DATA SECTION.

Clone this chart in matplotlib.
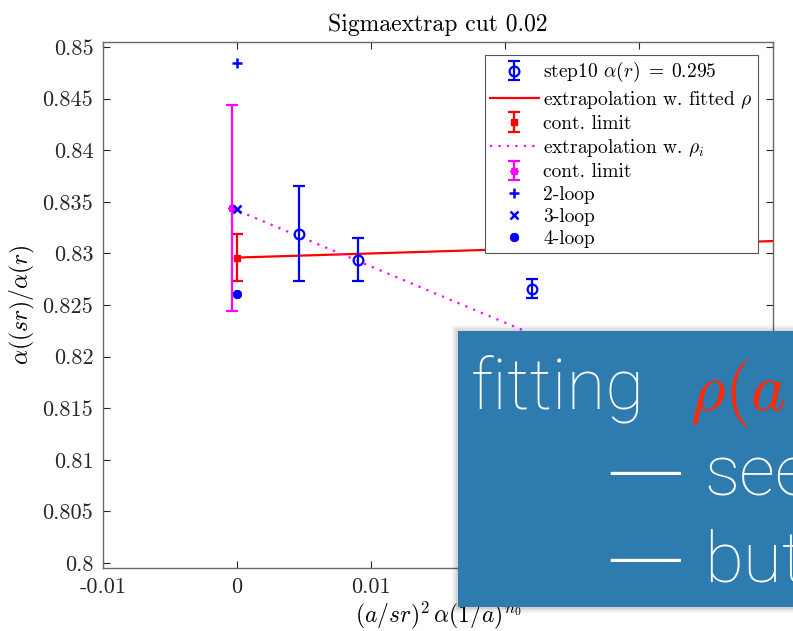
import matplotlib
matplotlib.use("Agg")
import matplotlib.pyplot as plt
from matplotlib.patches import Rectangle
from matplotlib.legend_handler import HandlerTuple

plt.rcParams['font.family'] = 'serif'
plt.rcParams['font.serif'] = ['cmr10', 'DejaVu Serif']
plt.rcParams['mathtext.fontset'] = 'cm'
plt.rcParams['axes.unicode_minus'] = False
plt.rcParams['axes.formatter.use_mathtext'] = True

# ---- data ----
step_x = [0.0046, 0.0090, 0.0220]
step_y = [0.8319, 0.8294, 0.8266]
step_err = [0.0046, 0.0021, 0.0009]

fit_line_x = [0.0, 0.04]
fit_line_y = [0.8296, 0.8312]
fit_cl_x = [0.0]
fit_cl_y = [0.8296]
fit_cl_err = [0.0023]

rhoi_line_x = [-0.0004, 0.04]
rhoi_line_y = [0.8344, 0.8124]
rhoi_cl_x = [-0.0004]
rhoi_cl_y = [0.8344]
rhoi_cl_err = [0.0100]

loop2_x, loop2_y = [0.0], [0.8485]
loop3_x, loop3_y = [0.0], [0.8343]
loop4_x, loop4_y = [0.0], [0.8261]

xticks = [-0.01, 0, 0.01, 0.02, 0.03, 0.04]
xticklabels = ['-0.01', '0', '0.01', '0.02', '0.03', '0.04']
yticks = [0.8, 0.805, 0.81, 0.815, 0.82, 0.825, 0.83, 0.835, 0.84, 0.845, 0.85]
yticklabels = ['0.8', '0.805', '0.81', '0.815', '0.82', '0.825', '0.83', '0.835', '0.84', '0.845', '0.85']

fig = plt.figure(figsize=(7.93, 6.31), dpi=100)
ax = fig.add_axes([0.1299, 0.0998, 0.845, 0.834])

blue, red, mag = '#0000ff', '#ff0000', '#ff00ff'
ast = (8, 2, 0)

h1 = ax.errorbar(step_x, step_y, yerr=step_err, fmt='o', color=blue, mfc='none',
                 mec=blue, ms=7, mew=1.6, elinewidth=1.6, capsize=4, capthick=1.6, zorder=4)
h2, = ax.plot(fit_line_x, fit_line_y, '-', color=red, lw=1.6, zorder=3)
h3 = ax.errorbar(fit_cl_x, fit_cl_y, yerr=fit_cl_err, fmt='s', color=red, ms=4.5,
                 elinewidth=1.6, capsize=4, capthick=1.6, zorder=4)
h4, = ax.plot(rhoi_line_x, rhoi_line_y, linestyle=(0, (1, 2.8)), color=mag, lw=1.6, zorder=3)
h5 = ax.errorbar(rhoi_cl_x, rhoi_cl_y, yerr=rhoi_cl_err, fmt='none', ecolor=mag,
                 elinewidth=1.6, capsize=4, capthick=1.6, zorder=4)
h5m, = ax.plot(rhoi_cl_x, rhoi_cl_y, linestyle='none', marker=ast, color=mag, ms=6,
               mew=1.3, zorder=4)
h6, = ax.plot(loop2_x, loop2_y, '+', color=blue, ms=7, mew=1.8, zorder=5)
h7, = ax.plot(loop3_x, loop3_y, 'x', color=blue, ms=5.5, mew=1.8, zorder=5)
h8, = ax.plot(loop4_x, loop4_y, linestyle='none', marker=ast, color=blue, ms=6.5, mew=2.0,
              zorder=5)

ax.set_xlim(-0.01, 0.04)
ax.set_ylim(0.79952, 0.85051)
ax.set_xticks(xticks)
ax.set_xticklabels(xticklabels)
ax.set_yticks(yticks)
ax.set_yticklabels(yticklabels)
ax.tick_params(direction='in', top=True, right=True, length=5, width=0.8,
               labelsize=16, colors='#262626', pad=7)
for sp in ax.spines.values():
    sp.set_color('#6a6a6a')
    sp.set_linewidth(1.0)

ax.set_title('Sigmaextrap cut 0.02', fontsize=17, pad=8)
ax.set_xlabel(r'$(a/sr)^2\,\alpha(1/a)^{n_0}$', fontsize=17, labelpad=2)
ax.set_ylabel(r'$\alpha((sr)/\alpha(r)$', fontsize=17, labelpad=4)

handles = [h1, h2, h3, h4, (h5, h5m), h6, h7, h8]
labels = [r'step10 $\alpha(r)\;=\;0.295$', r'extrapolation w. fitted $\rho$', 'cont. limit',
          r'extrapolation w. $\rho_i$', 'cont. limit', '2-loop', '3-loop', '4-loop']
leg = ax.legend(handles, labels, loc='upper right',
                bbox_to_anchor=(0.977, 0.974), fontsize=14, frameon=True,
                fancybox=False, edgecolor='#555555', framealpha=1,
                labelspacing=0.22, handlelength=2.5, handletextpad=0.25,
                borderpad=0.25, borderaxespad=0,
                handler_map={tuple: HandlerTuple(ndivide=1, pad=0)})
leg.get_frame().set_linewidth(0.8)
leg.set_zorder(10)

# ---- slide overlay box ----
bx0, by0, bh = 458 / 793, 24 / 631, 276 / 631
for i, a in enumerate([0.06, 0.05, 0.04, 0.03]):
    d = (i + 1) * 1.5
    fig.patches.append(Rectangle((bx0 - d / 793, by0 - d / 631), 1.0, bh + 2 * d / 631,
                                 transform=fig.transFigure, facecolor='black',
                                 alpha=a, edgecolor='none', zorder=20))
fig.patches.append(Rectangle((bx0, by0), 1.0, bh, transform=fig.transFigure,
                             facecolor='#2e7bb0', edgecolor='none', zorder=21))

sans = ['Roboto', 'DejaVu Sans']
fig.text(471 / 793, (631 - 410) / 631, 'fitting', color='white', fontsize=51,
         family=sans, fontweight='light', va='baseline', zorder=22)
fig.text(690 / 793, (631 - 410) / 631, r'$\rho(a$', color='#ff2a00', fontsize=48,
         va='baseline', zorder=22)
for base, word in [(495, 'see'), (582, 'but')]:
    fig.text(606 / 793, (631 - base) / 631, '—', color='white', fontsize=56,
             family=['DejaVu Sans'], fontweight='light', va='baseline', zorder=22)
    fig.text(704 / 793, (631 - base) / 631, word, color='white', fontsize=51,
             family=sans, fontweight='light', va='baseline', zorder=22)

fig.savefig('out.png', dpi=100)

YOUR GOAL.
Each line from the top of the material through the line containing "ax = fig.add_axes([0.1299, 0.0998, 0.845, 0.834])" should be reproduced exactly; please drop any images.

THE RESPONSE.
Clone this chart in matplotlib.
import matplotlib
matplotlib.use("Agg")
import matplotlib.pyplot as plt
from matplotlib.patches import Rectangle
from matplotlib.legend_handler import HandlerTuple

plt.rcParams['font.family'] = 'serif'
plt.rcParams['font.serif'] = ['cmr10', 'DejaVu Serif']
plt.rcParams['mathtext.fontset'] = 'cm'
plt.rcParams['axes.unicode_minus'] = False
plt.rcParams['axes.formatter.use_mathtext'] = True

# ---- data ----
step_x = [0.0046, 0.0090, 0.0220]
step_y = [0.8319, 0.8294, 0.8266]
step_err = [0.0046, 0.0021, 0.0009]

fit_line_x = [0.0, 0.04]
fit_line_y = [0.8296, 0.8312]
fit_cl_x = [0.0]
fit_cl_y = [0.8296]
fit_cl_err = [0.0023]

rhoi_line_x = [-0.0004, 0.04]
rhoi_line_y = [0.8344, 0.8124]
rhoi_cl_x = [-0.0004]
rhoi_cl_y = [0.8344]
rhoi_cl_err = [0.0100]

loop2_x, loop2_y = [0.0], [0.8485]
loop3_x, loop3_y = [0.0], [0.8343]
loop4_x, loop4_y = [0.0], [0.8261]

xticks = [-0.01, 0, 0.01, 0.02, 0.03, 0.04]
xticklabels = ['-0.01', '0', '0.01', '0.02', '0.03', '0.04']
yticks = [0.8, 0.805, 0.81, 0.815, 0.82, 0.825, 0.83, 0.835, 0.84, 0.845, 0.85]
yticklabels = ['0.8', '0.805', '0.81', '0.815', '0.82', '0.825', '0.83', '0.835', '0.84', '0.845', '0.85']

fig = plt.figure(figsize=(7.93, 6.31), dpi=100)
ax = fig.add_axes([0.1299, 0.0998, 0.845, 0.834])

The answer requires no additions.